Now like every other wine writer you know I have been writing a lot about rose this season. When our #winepw host Nancy Brazil of Pull That Cork suggested rose pairings I had to think hard about what I haven’t already done this year. A sweet rose. Serious wine drinkers want to avoid them and novice wine drinkers don’t want to pay for a good one. When we did our big rose round up tasting everyone was relieved to hear they would all be dry. I get it. Many of us started with sweet, tarted up fruit juice in a wine glass. I spoke to the need for rose between promiscuous and prudish. But let’s not go too far in one direction that we forget that pink and slightly sweet can be fun.
Enter Del Rio Vineyards Rose Jolee. The first time I tasted this I didn’t like it. I was a snob. Then someone brought a bottle to a class I teach and all of the students happily swirled and swallowed. So I decided to put aside my memories of White Zinfandel and give this wine another try with the perfect pairing – this not too sweet cheesecake topped with fresh berries. And it was a match made in heaven.
Jolee is made by co-fermenting 70% Muscat, 10% Riesling and 20% Cabernet Franc. It is balanced, fruity, floral, and a little bit spritzy. Not super sweet, but sweet enough for lighter desserts and slightly spicy foods. Stop depriving yourself. You know you secretly want a little more sugar in your summer.
Winery price $15. For local folks, I got mine at Roth’s for around that price.
Del Rio Vineyards is located in Oregon’s beautiful Rogue Valley.
Now see the links below to see what other rose pairings and recipes our #winepw weekend friends are offering.
Camilla from Culinary Adventures with Camilla pairs Rose Petal-Strawberry Granita with Luc Belaire Rare Rosé
Cindy from Grape Experiences will share Wine and Dine: Galil Mountain Rose and Mixed Olive Tapenade
Jill from L’occasion is contemplating Provençal Rosé and a Summer Supper
Martin from Enofylz Wine Blog pairs Chicken and Sausage Paella Paired with a Unicorn Rosé
Wendy from A Day in the Life on the Farm prepares a Seafood Boil featuring Domaine Houchart Cotes de Provence Rose 2015 #WinePW
Jade from Tasting Pour shares Labneh (Kefir) Cheescake with Strawberries & Del Rio Rose Jolee
Michelle from Rockin Red Blog will be Kicking Off Summer with National Rosé Day
David from Cooking Chat pairs Grilled Arctic Char with Pineapple Salsa
Lori from Dracaena Wines discusses Are You Impatient? You Could Have Created Rosé
Lauren from The Swirling Dervish considers Where Sicily and Mendoza Meet: Stuffed Roasted Calamari and 2015 Perlita Rosado. June’s #winePW Adventure
Meaghan from Un Assaggio shares Cheeky Pairings: Cod Burger + Rosé #WinePW
Gwendolyn from Wine Predator travels Around the World With Rose
Nancy from Pull That Cork will pair A Corsican Rosé and Summer Veggie Pizza for #winePW
Wendy, A Day in the Life on the Farm says
I live in Michigan and we have a huge middle eastern population so I know I will have no problems finding the cheese for this recipe. Thanks for sharing.
Michelle Williams says
I tried to make a healthy cheesecake once before. It was awful. Yours looks much better.
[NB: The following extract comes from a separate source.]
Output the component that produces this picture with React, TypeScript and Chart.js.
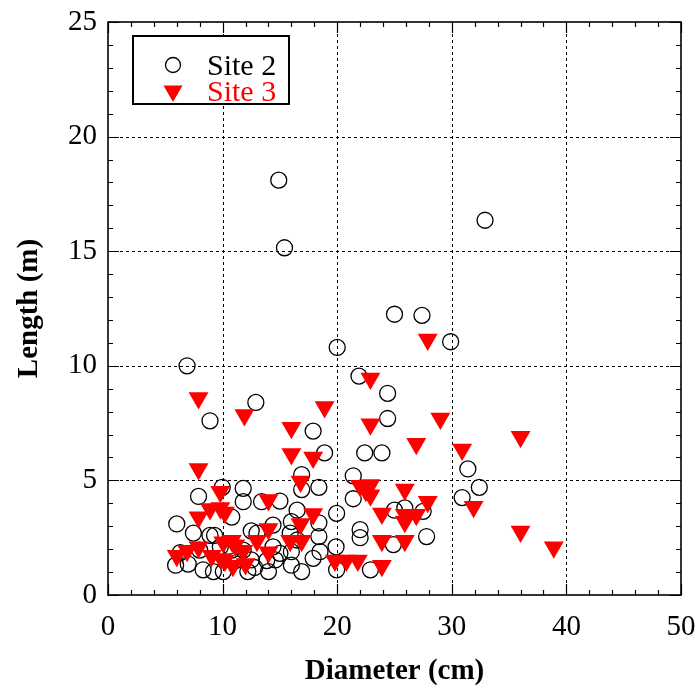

I have never heard of Labneh cheese before. Being a cheese maniac, I was drooling over your story of the multiple cheese and leeks grilled cheese sandwich. Then the cheese cake entered the picture! WOW!
Nancy|Pull That Cork says
What a fun post to read and it’s so informative. Off-dry rosé is something I absolutely need to investigate, you’ve convinced me. The bottle states semi sparkling wine. Interesting find. Cheers!
Martin Redmond says
One of the better pairings in recent memory was a creme fraiche cheesecake from Spruce paired with Billecart Salmon Rose (the bubbles were a great palate cleanser and a great counterpoint to the richness of the cheesecake) So when I saw you title I knew it was a pairing that would work. I must try this recipe. I’m a cheesecake fiend, but rarely have it. This just might be a excuse to consume more often;-) Cheers!
Cynthia Rynning says
Yum!! Love your pairing of this delicious cheesecake with the rose- I can’t wait to make this creation. Thanks, Jade!
Lauren Walsh says
Love your take on Rosé with a touch of sweetness. Creates a whole new world of food pairing possibilities! Cheesecake looks scrumptious, BTW.
If you can’t find lebneh, a good Greek yogurt like Fage will work just as well. All that lebneh is is strained yogurt.
Do you think so? I have strained different style yogurts for use in various recipes. None of them have the slight lemon flavor of lebneh. It is so distinct that people usually think I have used lemon zest or extract but it is just the lebneh. I think you might get the texture if you were very careful to strain the yogurt just the right amount, but not the flavor.